• _Task details_:
Scan the listing below for the word "matplotlib" and state how many lines hold it. Write nothing but the number.

========

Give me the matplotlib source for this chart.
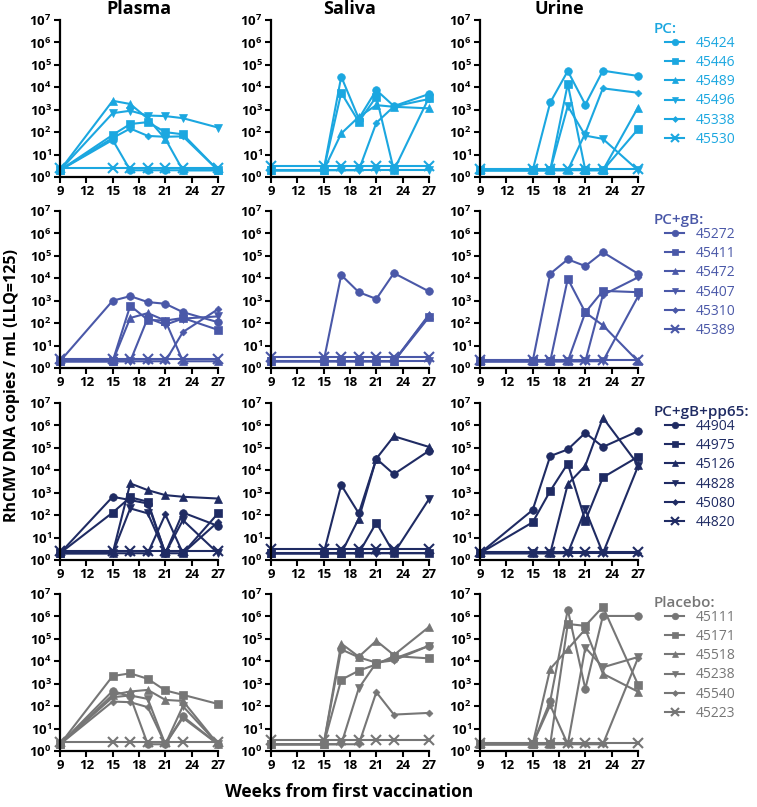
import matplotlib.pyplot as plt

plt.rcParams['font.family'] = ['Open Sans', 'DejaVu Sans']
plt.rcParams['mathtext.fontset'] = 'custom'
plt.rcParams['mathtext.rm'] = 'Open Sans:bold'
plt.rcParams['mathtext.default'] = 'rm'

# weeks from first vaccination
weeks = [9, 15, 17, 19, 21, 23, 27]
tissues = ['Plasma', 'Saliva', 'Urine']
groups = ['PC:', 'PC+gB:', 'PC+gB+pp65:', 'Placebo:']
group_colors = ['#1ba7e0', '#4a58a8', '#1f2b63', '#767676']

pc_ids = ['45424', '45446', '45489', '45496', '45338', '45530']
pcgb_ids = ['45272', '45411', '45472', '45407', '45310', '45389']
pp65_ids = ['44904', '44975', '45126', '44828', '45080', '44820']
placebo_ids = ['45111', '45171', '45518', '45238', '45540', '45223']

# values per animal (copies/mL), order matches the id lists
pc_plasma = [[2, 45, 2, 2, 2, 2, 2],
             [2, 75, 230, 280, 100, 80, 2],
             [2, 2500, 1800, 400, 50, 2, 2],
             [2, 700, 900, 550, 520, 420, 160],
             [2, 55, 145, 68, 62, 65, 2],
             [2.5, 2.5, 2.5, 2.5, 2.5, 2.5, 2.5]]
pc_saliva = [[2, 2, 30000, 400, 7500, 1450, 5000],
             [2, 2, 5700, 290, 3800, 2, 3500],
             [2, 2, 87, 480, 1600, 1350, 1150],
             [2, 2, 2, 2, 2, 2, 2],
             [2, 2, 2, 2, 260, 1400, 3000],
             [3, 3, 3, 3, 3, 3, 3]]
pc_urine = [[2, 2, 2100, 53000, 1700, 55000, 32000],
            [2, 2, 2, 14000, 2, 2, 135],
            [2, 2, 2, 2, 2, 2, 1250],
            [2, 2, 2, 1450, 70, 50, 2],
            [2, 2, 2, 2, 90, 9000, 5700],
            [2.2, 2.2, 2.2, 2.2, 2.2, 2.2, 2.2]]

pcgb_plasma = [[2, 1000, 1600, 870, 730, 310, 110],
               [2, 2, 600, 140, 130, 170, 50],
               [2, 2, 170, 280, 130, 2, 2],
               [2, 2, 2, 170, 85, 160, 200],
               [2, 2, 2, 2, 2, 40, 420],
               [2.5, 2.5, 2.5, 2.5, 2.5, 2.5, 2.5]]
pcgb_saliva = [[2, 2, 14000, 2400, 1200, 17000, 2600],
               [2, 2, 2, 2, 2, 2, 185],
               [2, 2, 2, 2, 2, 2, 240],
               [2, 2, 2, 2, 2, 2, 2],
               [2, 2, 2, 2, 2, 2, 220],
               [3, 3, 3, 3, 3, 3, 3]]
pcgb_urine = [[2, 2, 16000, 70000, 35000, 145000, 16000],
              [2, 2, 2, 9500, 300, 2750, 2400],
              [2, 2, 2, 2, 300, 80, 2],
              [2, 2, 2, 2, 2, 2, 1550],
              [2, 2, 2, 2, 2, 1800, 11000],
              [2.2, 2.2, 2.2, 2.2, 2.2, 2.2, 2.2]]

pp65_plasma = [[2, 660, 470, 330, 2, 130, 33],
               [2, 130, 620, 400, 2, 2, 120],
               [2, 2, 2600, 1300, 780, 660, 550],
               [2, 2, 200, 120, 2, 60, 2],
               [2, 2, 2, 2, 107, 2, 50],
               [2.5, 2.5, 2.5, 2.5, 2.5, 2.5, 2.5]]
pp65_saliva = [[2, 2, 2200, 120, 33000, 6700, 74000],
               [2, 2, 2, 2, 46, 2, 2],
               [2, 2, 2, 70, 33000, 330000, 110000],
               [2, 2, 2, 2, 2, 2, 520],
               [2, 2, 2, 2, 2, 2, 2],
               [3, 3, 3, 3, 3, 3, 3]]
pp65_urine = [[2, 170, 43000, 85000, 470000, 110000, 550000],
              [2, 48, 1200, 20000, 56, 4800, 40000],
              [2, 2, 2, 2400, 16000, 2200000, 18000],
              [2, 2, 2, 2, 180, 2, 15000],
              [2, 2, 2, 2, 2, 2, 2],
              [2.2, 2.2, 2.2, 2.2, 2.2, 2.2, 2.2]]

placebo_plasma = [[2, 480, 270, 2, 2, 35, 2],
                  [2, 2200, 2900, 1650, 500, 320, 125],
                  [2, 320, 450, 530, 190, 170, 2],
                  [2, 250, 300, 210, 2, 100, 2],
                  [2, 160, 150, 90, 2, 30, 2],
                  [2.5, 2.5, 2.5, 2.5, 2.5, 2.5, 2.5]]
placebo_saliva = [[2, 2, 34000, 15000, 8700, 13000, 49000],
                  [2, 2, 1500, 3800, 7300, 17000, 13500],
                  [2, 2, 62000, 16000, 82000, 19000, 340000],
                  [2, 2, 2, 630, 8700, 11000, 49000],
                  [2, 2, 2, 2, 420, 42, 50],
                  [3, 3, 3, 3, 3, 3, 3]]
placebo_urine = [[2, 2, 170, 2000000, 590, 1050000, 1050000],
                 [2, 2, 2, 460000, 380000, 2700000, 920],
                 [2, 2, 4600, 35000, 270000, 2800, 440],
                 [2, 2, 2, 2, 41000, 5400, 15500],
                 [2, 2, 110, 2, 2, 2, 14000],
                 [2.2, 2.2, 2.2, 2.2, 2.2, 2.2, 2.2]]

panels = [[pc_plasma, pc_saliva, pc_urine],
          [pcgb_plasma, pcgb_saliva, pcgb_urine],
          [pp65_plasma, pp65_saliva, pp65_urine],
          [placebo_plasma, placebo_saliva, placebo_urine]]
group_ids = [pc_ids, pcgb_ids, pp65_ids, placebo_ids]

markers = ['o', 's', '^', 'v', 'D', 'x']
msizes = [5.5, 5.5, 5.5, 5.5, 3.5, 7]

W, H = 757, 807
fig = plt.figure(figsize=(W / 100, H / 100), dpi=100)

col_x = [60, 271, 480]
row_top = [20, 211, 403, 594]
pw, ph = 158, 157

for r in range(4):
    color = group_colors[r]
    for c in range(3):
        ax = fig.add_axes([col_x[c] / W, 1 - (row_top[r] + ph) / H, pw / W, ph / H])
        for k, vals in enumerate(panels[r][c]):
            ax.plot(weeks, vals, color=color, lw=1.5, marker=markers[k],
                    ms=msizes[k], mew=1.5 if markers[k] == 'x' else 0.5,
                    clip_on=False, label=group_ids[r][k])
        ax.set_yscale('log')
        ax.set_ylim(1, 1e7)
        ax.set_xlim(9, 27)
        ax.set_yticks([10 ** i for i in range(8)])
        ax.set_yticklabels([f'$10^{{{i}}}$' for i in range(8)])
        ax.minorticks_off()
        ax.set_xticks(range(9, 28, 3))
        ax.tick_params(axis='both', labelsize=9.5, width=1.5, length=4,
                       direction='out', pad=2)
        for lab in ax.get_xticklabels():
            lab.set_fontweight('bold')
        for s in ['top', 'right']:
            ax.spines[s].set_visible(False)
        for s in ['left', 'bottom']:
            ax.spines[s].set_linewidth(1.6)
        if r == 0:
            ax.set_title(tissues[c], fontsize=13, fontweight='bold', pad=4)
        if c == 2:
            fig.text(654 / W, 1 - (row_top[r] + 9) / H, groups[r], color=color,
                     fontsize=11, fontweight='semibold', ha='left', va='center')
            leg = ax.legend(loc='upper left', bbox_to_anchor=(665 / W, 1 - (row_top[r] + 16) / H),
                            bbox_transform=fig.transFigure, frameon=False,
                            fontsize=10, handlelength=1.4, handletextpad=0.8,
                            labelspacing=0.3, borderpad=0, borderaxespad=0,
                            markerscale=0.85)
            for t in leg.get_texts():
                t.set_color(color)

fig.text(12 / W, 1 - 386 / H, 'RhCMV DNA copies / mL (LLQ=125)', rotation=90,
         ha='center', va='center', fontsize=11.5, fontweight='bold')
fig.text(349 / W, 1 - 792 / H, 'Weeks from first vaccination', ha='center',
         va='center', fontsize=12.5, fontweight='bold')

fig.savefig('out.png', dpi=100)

========

• _Correct output_:
2